Certas coisas terão de ser deixadas para trás, e certos detalhes esquecidos para que seja restabelecida essa normalidade, que, de algum modo, já não é tão normal quanto foi num passado distante. E que fique claro que sinto muita falta desse passado distante. Tamanha é ela, na verdade, que já me peguei em desespero de saudade dos momentos que vivi, na grande maioria ao seu lado. Mas que posso dizer em minha defesa? Lá estava o tempo, infalível para consolar-me, e assim ele o fez. Por mais de vez sonhei com isso, literalmente. E eu sei que você sonhou também... Então ótimo, restabelecemo-nos. E agora o quê? Eu negociarei meus termos, você os seus. E voltaremos a que parte, a que estávamos pouco antes do declínio? Não seria de muita vantagem, não é mesmo?
---Você tem sido adorável, de uma maneira que eu não esperaria que fosse. Mas eu me pergunto se tudo isso foi só um grande espaço, ou se foi mais. Quero dizer, devemos crescer, e crescemos com nossos erros. Mas se todos os erros têm justificativa – e eu sei que esse teve -, então todos os acertos e reconstruções também precisam de uma justificativa tão, ou mais forte. Eu sinto a sua falta, embora já esteja acostumado com ela. E você sente a minha também. Mas não é bom que nos precipitemos. Nada acontece ao acaso, e nada que viveu um dia, morre por completo.

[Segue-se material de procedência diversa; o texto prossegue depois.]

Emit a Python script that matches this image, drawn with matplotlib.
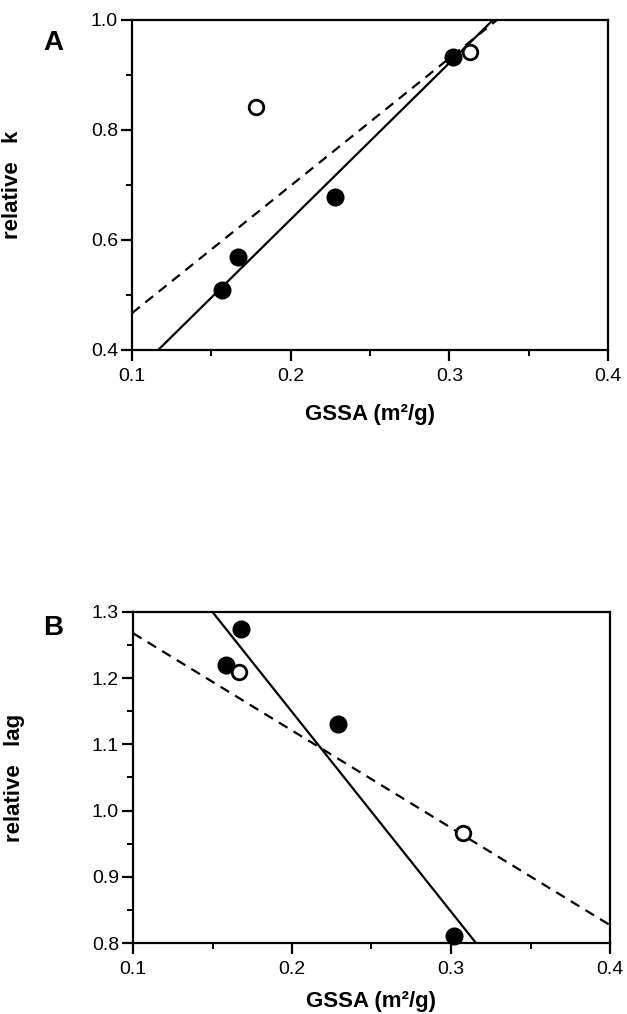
import matplotlib
matplotlib.use("Agg")
import matplotlib.pyplot as plt
from matplotlib.ticker import MultipleLocator

plt.rcParams['font.family'] = ['Liberation Sans', 'DejaVu Sans']

# panel A: relative k vs GSSA
a_filled_x = [0.157, 0.167, 0.228, 0.302]
a_filled_y = [0.509, 0.569, 0.678, 0.933]
a_open_x = [0.178, 0.313]
a_open_y = [0.842, 0.942]
a_solid_x = [0.1165, 0.3275]
a_solid_y = [0.40, 1.00]
a_dash_x = [0.10, 0.330]
a_dash_y = [0.467, 1.00]

# panel B: relative lag vs GSSA
b_filled_x = [0.1585, 0.168, 0.229, 0.302]
b_filled_y = [1.220, 1.274, 1.131, 0.811]
b_open_x = [0.1667, 0.3076]
b_open_y = [1.209, 0.966]
b_solid_x = [0.150, 0.3157]
b_solid_y = [1.30, 0.80]
b_dash_x = [0.10, 0.40]
b_dash_y = [1.268, 0.827]

x_ticks = [0.1, 0.2, 0.3, 0.4]
a_yticks = [0.4, 0.6, 0.8, 1.0]
b_yticks = [0.8, 0.9, 1.0, 1.1, 1.2, 1.3]

W, H = 627, 1014
fig = plt.figure(figsize=(W / 100, H / 100), dpi=100)


def make_axes(left, top, right, bottom):
    return fig.add_axes([left / W, 1 - bottom / H, (right - left) / W, (bottom - top) / H])


def style(ax, ylim, yticks, ymin, ylabel, ylab_x):
    ax.set_xlim(0.1, 0.4)
    ax.set_ylim(*ylim)
    ax.set_xticks(x_ticks)
    ax.set_xticklabels([f"{t:.1f}" for t in x_ticks])
    ax.set_yticks(yticks)
    ax.set_yticklabels([f"{t:.1f}" for t in yticks])
    ax.xaxis.set_minor_locator(MultipleLocator(0.05))
    ax.yaxis.set_minor_locator(MultipleLocator(ymin))
    for sp in ax.spines.values():
        sp.set_linewidth(1.6)
    ax.tick_params(which='major', direction='out', length=8, width=1.6, labelsize=14)
    ax.tick_params(axis='x', which='major', pad=5)
    ax.tick_params(axis='y', which='major', pad=2)
    ax.tick_params(which='minor', direction='out', length=4, width=1.4)
    ax.set_ylabel(ylabel, fontsize=16, fontweight='bold')
    ax.yaxis.set_label_coords(ylab_x, 0.5)
    ax.set_xlabel("GSSA (m\u00b2/g)", fontsize=16, fontweight='bold')


def draw(ax, fx, fy, ox, oy, sx, sy, dx, dy):
    ax.plot(sx, sy, color='black', lw=1.6, solid_capstyle='butt', clip_on=True)
    ax.plot(dx, dy, color='black', lw=1.6, dashes=(4.5, 3.2), clip_on=True)
    ax.plot(fx, fy, 'o', color='black', ms=12, zorder=5, clip_on=False)
    ax.plot(ox, oy, 'o', mfc='white', mec='black', mew=2, ms=10.5, zorder=5, clip_on=False)


ax1 = make_axes(132, 20, 608, 350)
draw(ax1, a_filled_x, a_filled_y, a_open_x, a_open_y, a_solid_x, a_solid_y, a_dash_x, a_dash_y)
style(ax1, (0.4, 1.0), a_yticks, 0.1, "relative   k", -0.229)
ax1.xaxis.set_label_coords(0.5, -0.165)

ax2 = make_axes(133, 612, 610, 943)
draw(ax2, b_filled_x, b_filled_y, b_open_x, b_open_y, b_solid_x, b_solid_y, b_dash_x, b_dash_y)
style(ax2, (0.8, 1.3), b_yticks, 0.05, "relative   lag", -0.226)
ax2.xaxis.set_label_coords(0.5, -0.145)

fig.text(53 / W, 1 - 43 / H, "A", fontsize=20, fontweight='bold', ha='center', va='center')
fig.text(53 / W, 1 - 628 / H, "B", fontsize=20, fontweight='bold', ha='center', va='center')

fig.savefig("out.png", dpi=100)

Assim como antes, o tempo fará o trabalho árduo. Deixar as coisas nas mãos dele é a melhor solução. E então, assim que for definido o que é normal, as coisas se encaixarão da melhor forma. E você sabe disso tão bem quanto eu o sei...
---Foi bom poder falar disso tudo. Um dia você saberá que penso assim. Depende somente do tempo agora marcar a data e o local. Por conta de minha honra, estarei lá. Não posso prometer mais que isso.